Tuesday, July 25, 2006

The Whipping Boy Policy of Democrats

Have you ever noticed how the economic policy of the Democratic Party is terribly inconsistant? Time and again I've heard my fellow Democrats complain about the "price gauging" and tremedous profits big oil companies. Do they not realize that this is how the market functions? Businesses set production levels and prices such that they yield maximum profits. Every other business in the market, from Microsoft to my grandfather's flea market booth, does this, but the big oil companies are "profit gauging" by commiting the same act.

The economic progressives, for political reasons, cannot afford to admit that they simply do not believe in the power of freedom in the marketplace. That is why they engage in this whipping boy policy. They attack individual businesses for engaging in common market practices that they are too affraid to attack directly. After all, even they recognize how stupid it would sound to suggest that profit maximization doesn't serve to incentivize productivity and efficiency in the free market.

Whether it's Exxon, Wal~Mart, McDonald's, or Nike, economic progressives will desparately search for any pathetic excuse to attack big business. Their attacks on individual businesses invariably apply to the market in general, but they would not dare to attack the ideal of economic liberty directly. Instead, they choose a prominant business as a scapegoat for common market practices they secretly despise. They have hoped that people would not realize that their attacks on individual businesses are nothing more than thinly disguised attacks on the free market. Unfortunately (for them) people have begun to see through this charade and now they must cease their whipping boy rhetoric or admitt that they do not believe in economic freedom as a means to ecnomic prosperity.

Monday, July 24, 2006

I Am What Economic Liberals Fear Most

In order to perpetuate their economic ideology, liberals have relied on the premise that anyone who opposes their views must do so out of selfishness and disdain for the poor. If they admitt that a person can hold the free market ideology based on an informed opinion that the capitalist market is universally beneficial, they will have lost their most potent rhetorical weapon. One might say that I am what economic liberals fear most, a poor libertarian. The existance of specimens such as me disproves their claim that the free market ideology is nothing more than a tool of the rich to supress the poor, unless they wish to make the absurd claim that I am trying to opress myself and my own family. The fact is that many people, both wealthy and poor, believe in the laissez fair system, not out of greed, but rather out of the informed opinion that the unfettered market is the ideal system of producing wealth for all members of society. The liberals, however, once again, cannot afford to admit this fact. Otherwise, their notion of the free market as the playground of corporate greed would be destroyed.

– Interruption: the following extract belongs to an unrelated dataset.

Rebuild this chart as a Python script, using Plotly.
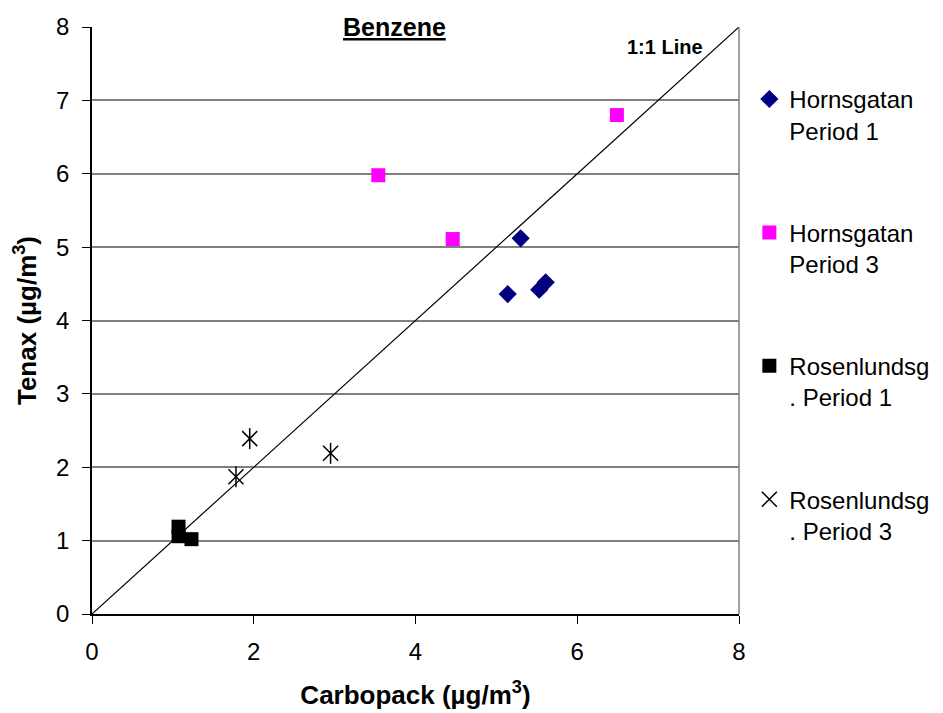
import plotly.graph_objects as go

# ---- data ----
hp1_x = [5.30, 5.14, 5.53, 5.61]
hp1_y = [5.12, 4.36, 4.42, 4.52]
hp3_x = [3.54, 4.46, 6.49]
hp3_y = [5.98, 5.11, 6.80]
rp1_x = [1.07, 1.07, 1.23]
rp1_y = [1.19, 1.06, 1.02]
rp3_x = [1.95, 2.95, 1.78]
rp3_y = [2.39, 2.19, 1.87]
line_x = [0, 8]
line_y = [0, 8]

names = ["Hornsgatan<br>Period 1", "Hornsgatan<br>Period 3",
         "Rosenlundsg<br>. Period 1", "Rosenlundsg<br>. Period 3"]
x_ticks = [0, 2, 4, 6, 8]
y_ticks = [0, 1, 2, 3, 4, 5, 6, 7, 8]

FONT = "Arial, Liberation Sans, sans-serif"

fig = go.Figure()
fig.add_trace(go.Scatter(x=line_x, y=line_y, mode="lines",
                         line=dict(color="black", width=1.2),
                         showlegend=False, hoverinfo="skip"))
fig.add_trace(go.Scatter(x=hp1_x, y=hp1_y, mode="markers", name=names[0],
                         legendgroup="g1",
                         marker=dict(symbol="diamond", size=14, color="#000080")))
fig.add_trace(go.Scatter(x=hp3_x, y=hp3_y, mode="markers", name=names[1],
                         legendgroup="g2",
                         marker=dict(symbol="square", size=14, color="#FF00FF")))
fig.add_trace(go.Scatter(x=rp1_x, y=rp1_y, mode="markers", name=names[2],
                         legendgroup="g3",
                         marker=dict(symbol="square", size=14, color="#000000")))
fig.add_trace(go.Scatter(x=rp3_x, y=rp3_y, mode="markers", name=names[3],
                         legendgroup="g4",
                         marker=dict(symbol="x-thin-open", size=15, color="black",
                                     line=dict(color="black", width=1.5))))
fig.add_trace(go.Scatter(x=rp3_x, y=rp3_y, mode="markers", name=names[3],
                         legendgroup="g4", showlegend=False,
                         marker=dict(symbol="line-ns-open", size=15, color="black",
                                     line=dict(color="black", width=1.5))))

fig.update_layout(
    width=943, height=713,
    margin=dict(l=92, r=204, t=27, b=99, autoexpand=False),
    paper_bgcolor="white", plot_bgcolor="white",
    font=dict(family=FONT, color="black"),
    xaxis=dict(range=[0, 8], tickvals=x_ticks, showgrid=False, zeroline=False,
               showline=True, linecolor="black", linewidth=1.5,
               ticks="outside", ticklen=8, tickcolor="black",
               tickfont=dict(size=24), ticklabelstandoff=7,
               title=dict(text="<b>Carbopack (µg/m<sup>3</sup>)</b>",
                          font=dict(size=26), standoff=22)),
    yaxis=dict(range=[0, 8], tickvals=y_ticks, showgrid=True,
               gridcolor="#808080", gridwidth=1.5, zeroline=False,
               showline=True, linecolor="black", linewidth=1.5,
               ticks="outside", ticklen=8, tickcolor="black",
               tickfont=dict(size=24), ticklabelstandoff=8,
               title=dict(text="<b>Tenax (µg/m<sup>3</sup>)</b>",
                          font=dict(size=26), standoff=12)),
    legend=dict(x=1.016, xanchor="left", y=0.915, yanchor="top",
                valign="top", tracegroupgap=68,
                font=dict(size=24), bgcolor="rgba(0,0,0,0)"),
    showlegend=True,
    shapes=[dict(type="line", xref="paper", yref="paper", x0=1, x1=1, y0=0, y1=1,
                 line=dict(color="#808080", width=1.5))],
    annotations=[
        dict(text="<b><u>Benzene</u></b>", xref="paper", yref="paper",
             x=0.467, y=1, xanchor="center", yanchor="middle", showarrow=False,
             bgcolor="white", borderpad=8, font=dict(size=25)),
        dict(text="<b>1:1 Line</b>", xref="paper", yref="paper",
             x=0.886, y=0.966, xanchor="center", yanchor="middle", showarrow=False,
             font=dict(size=20)),
    ],
)

fig.write_html("out.html")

And yet, we have the example of poor libertarians. The liberals simply cannot dismiss all of us as completely misinformed. I, myself, have taken two college courses in economics and have studied various economic issues passionately in my spare time. If I am misinformed, it is only to the extent that I could not avoid such misinformation. Unless they want to come up with an elaborate and absurd conspiracy theory that the rich are in collaboration to perpetuate this misinformation, they must admit that at least some members of the upper class legitimately believe in the free market as a means to universal prosperity. Once again, the smoke and mirrors of the corporate greed rhetoric has proven unsubstantial. The liberals are now forced to make logical and disciplined arguments against the free market without resorting to pathetic ad hominem attacks. This is what they fear most; that the free market and socialist ideologies will be compared side by side without bias. Even they know in their hearts that such a comparison is vastly advantageous to the free market system.